- [What the exercise asks]:
What follows is a listing; restate every line of it word for word.

- [Rows from a dataset of charts and code]:

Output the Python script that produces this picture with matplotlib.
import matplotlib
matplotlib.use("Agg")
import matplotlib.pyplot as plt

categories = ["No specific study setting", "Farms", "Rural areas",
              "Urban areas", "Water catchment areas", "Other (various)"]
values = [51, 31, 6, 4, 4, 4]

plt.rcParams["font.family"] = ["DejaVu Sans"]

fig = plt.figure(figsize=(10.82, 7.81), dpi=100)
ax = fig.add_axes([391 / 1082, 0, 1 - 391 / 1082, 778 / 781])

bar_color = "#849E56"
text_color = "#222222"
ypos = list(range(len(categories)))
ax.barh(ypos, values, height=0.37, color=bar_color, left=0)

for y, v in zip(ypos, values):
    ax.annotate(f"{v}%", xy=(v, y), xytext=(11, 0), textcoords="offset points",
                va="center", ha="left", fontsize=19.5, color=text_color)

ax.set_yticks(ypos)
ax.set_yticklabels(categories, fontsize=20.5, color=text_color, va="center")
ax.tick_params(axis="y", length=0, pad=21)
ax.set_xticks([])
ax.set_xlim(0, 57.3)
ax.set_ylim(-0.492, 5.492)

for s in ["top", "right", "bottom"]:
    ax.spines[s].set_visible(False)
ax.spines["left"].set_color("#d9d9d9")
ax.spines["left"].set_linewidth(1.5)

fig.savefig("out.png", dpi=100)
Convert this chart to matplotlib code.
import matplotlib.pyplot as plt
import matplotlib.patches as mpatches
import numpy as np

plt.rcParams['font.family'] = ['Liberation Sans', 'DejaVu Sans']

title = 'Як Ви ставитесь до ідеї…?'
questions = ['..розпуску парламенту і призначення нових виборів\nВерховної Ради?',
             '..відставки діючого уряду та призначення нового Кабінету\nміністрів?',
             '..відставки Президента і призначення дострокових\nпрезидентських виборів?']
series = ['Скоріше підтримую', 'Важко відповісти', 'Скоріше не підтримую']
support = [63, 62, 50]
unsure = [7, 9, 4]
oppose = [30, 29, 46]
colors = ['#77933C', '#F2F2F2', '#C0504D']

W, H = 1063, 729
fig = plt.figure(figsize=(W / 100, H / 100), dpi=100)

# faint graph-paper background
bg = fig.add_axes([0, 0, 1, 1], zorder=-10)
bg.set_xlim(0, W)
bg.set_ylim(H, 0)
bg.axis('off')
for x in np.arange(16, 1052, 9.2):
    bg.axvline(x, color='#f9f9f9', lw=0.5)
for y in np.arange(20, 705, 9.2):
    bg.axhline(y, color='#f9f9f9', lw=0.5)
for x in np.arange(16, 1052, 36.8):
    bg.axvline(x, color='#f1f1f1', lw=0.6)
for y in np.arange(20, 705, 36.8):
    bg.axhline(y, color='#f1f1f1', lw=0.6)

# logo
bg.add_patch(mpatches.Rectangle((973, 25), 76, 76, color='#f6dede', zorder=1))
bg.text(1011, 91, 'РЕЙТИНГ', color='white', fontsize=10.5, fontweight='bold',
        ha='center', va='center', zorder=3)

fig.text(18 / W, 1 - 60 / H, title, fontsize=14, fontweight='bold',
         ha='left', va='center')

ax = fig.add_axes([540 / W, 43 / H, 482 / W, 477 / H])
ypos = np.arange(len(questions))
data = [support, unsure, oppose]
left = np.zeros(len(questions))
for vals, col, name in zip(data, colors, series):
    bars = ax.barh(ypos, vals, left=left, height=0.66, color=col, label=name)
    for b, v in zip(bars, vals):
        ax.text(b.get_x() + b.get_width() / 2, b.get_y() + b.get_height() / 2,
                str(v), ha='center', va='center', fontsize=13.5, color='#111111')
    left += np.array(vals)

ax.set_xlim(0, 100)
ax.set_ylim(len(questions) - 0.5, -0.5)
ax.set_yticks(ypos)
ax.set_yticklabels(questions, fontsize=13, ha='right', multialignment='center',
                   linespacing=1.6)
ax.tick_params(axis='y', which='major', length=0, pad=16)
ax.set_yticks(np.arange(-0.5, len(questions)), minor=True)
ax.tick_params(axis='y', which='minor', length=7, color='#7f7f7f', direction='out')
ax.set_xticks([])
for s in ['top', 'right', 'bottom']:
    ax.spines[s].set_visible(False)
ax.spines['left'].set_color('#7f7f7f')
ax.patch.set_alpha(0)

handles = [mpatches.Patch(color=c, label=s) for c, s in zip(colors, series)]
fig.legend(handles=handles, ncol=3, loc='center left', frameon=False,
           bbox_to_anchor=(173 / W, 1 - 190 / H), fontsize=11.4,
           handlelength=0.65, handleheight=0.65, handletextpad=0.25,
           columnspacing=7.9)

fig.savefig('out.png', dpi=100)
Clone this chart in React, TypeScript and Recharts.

- [Complete answer]:
Output the Python script that produces this picture with matplotlib.
import matplotlib
matplotlib.use("Agg")
import matplotlib.pyplot as plt

categories = ["No specific study setting", "Farms", "Rural areas",
              "Urban areas", "Water catchment areas", "Other (various)"]
values = [51, 31, 6, 4, 4, 4]

plt.rcParams["font.family"] = ["DejaVu Sans"]

fig = plt.figure(figsize=(10.82, 7.81), dpi=100)
ax = fig.add_axes([391 / 1082, 0, 1 - 391 / 1082, 778 / 781])

bar_color = "#849E56"
text_color = "#222222"
ypos = list(range(len(categories)))
ax.barh(ypos, values, height=0.37, color=bar_color, left=0)

for y, v in zip(ypos, values):
    ax.annotate(f"{v}%", xy=(v, y), xytext=(11, 0), textcoords="offset points",
                va="center", ha="left", fontsize=19.5, color=text_color)

ax.set_yticks(ypos)
ax.set_yticklabels(categories, fontsize=20.5, color=text_color, va="center")
ax.tick_params(axis="y", length=0, pad=21)
ax.set_xticks([])
ax.set_xlim(0, 57.3)
ax.set_ylim(-0.492, 5.492)

for s in ["top", "right", "bottom"]:
    ax.spines[s].set_visible(False)
ax.spines["left"].set_color("#d9d9d9")
ax.spines["left"].set_linewidth(1.5)

fig.savefig("out.png", dpi=100)
Convert this chart to matplotlib code.
import matplotlib.pyplot as plt
import matplotlib.patches as mpatches
import numpy as np

plt.rcParams['font.family'] = ['Liberation Sans', 'DejaVu Sans']

title = 'Як Ви ставитесь до ідеї…?'
questions = ['..розпуску парламенту і призначення нових виборів\nВерховної Ради?',
             '..відставки діючого уряду та призначення нового Кабінету\nміністрів?',
             '..відставки Президента і призначення дострокових\nпрезидентських виборів?']
series = ['Скоріше підтримую', 'Важко відповісти', 'Скоріше не підтримую']
support = [63, 62, 50]
unsure = [7, 9, 4]
oppose = [30, 29, 46]
colors = ['#77933C', '#F2F2F2', '#C0504D']

W, H = 1063, 729
fig = plt.figure(figsize=(W / 100, H / 100), dpi=100)

# faint graph-paper background
bg = fig.add_axes([0, 0, 1, 1], zorder=-10)
bg.set_xlim(0, W)
bg.set_ylim(H, 0)
bg.axis('off')
for x in np.arange(16, 1052, 9.2):
    bg.axvline(x, color='#f9f9f9', lw=0.5)
for y in np.arange(20, 705, 9.2):
    bg.axhline(y, color='#f9f9f9', lw=0.5)
for x in np.arange(16, 1052, 36.8):
    bg.axvline(x, color='#f1f1f1', lw=0.6)
for y in np.arange(20, 705, 36.8):
    bg.axhline(y, color='#f1f1f1', lw=0.6)

# logo
bg.add_patch(mpatches.Rectangle((973, 25), 76, 76, color='#f6dede', zorder=1))
bg.text(1011, 91, 'РЕЙТИНГ', color='white', fontsize=10.5, fontweight='bold',
        ha='center', va='center', zorder=3)

fig.text(18 / W, 1 - 60 / H, title, fontsize=14, fontweight='bold',
         ha='left', va='center')

ax = fig.add_axes([540 / W, 43 / H, 482 / W, 477 / H])
ypos = np.arange(len(questions))
data = [support, unsure, oppose]
left = np.zeros(len(questions))
for vals, col, name in zip(data, colors, series):
    bars = ax.barh(ypos, vals, left=left, height=0.66, color=col, label=name)
    for b, v in zip(bars, vals):
        ax.text(b.get_x() + b.get_width() / 2, b.get_y() + b.get_height() / 2,
                str(v), ha='center', va='center', fontsize=13.5, color='#111111')
    left += np.array(vals)

ax.set_xlim(0, 100)
ax.set_ylim(len(questions) - 0.5, -0.5)
ax.set_yticks(ypos)
ax.set_yticklabels(questions, fontsize=13, ha='right', multialignment='center',
                   linespacing=1.6)
ax.tick_params(axis='y', which='major', length=0, pad=16)
ax.set_yticks(np.arange(-0.5, len(questions)), minor=True)
ax.tick_params(axis='y', which='minor', length=7, color='#7f7f7f', direction='out')
ax.set_xticks([])
for s in ['top', 'right', 'bottom']:
    ax.spines[s].set_visible(False)
ax.spines['left'].set_color('#7f7f7f')
ax.patch.set_alpha(0)

handles = [mpatches.Patch(color=c, label=s) for c, s in zip(colors, series)]
fig.legend(handles=handles, ncol=3, loc='center left', frameon=False,
           bbox_to_anchor=(173 / W, 1 - 190 / H), fontsize=11.4,
           handlelength=0.65, handleheight=0.65, handletextpad=0.25,
           columnspacing=7.9)

fig.savefig('out.png', dpi=100)
Clone this chart in React, TypeScript and Recharts.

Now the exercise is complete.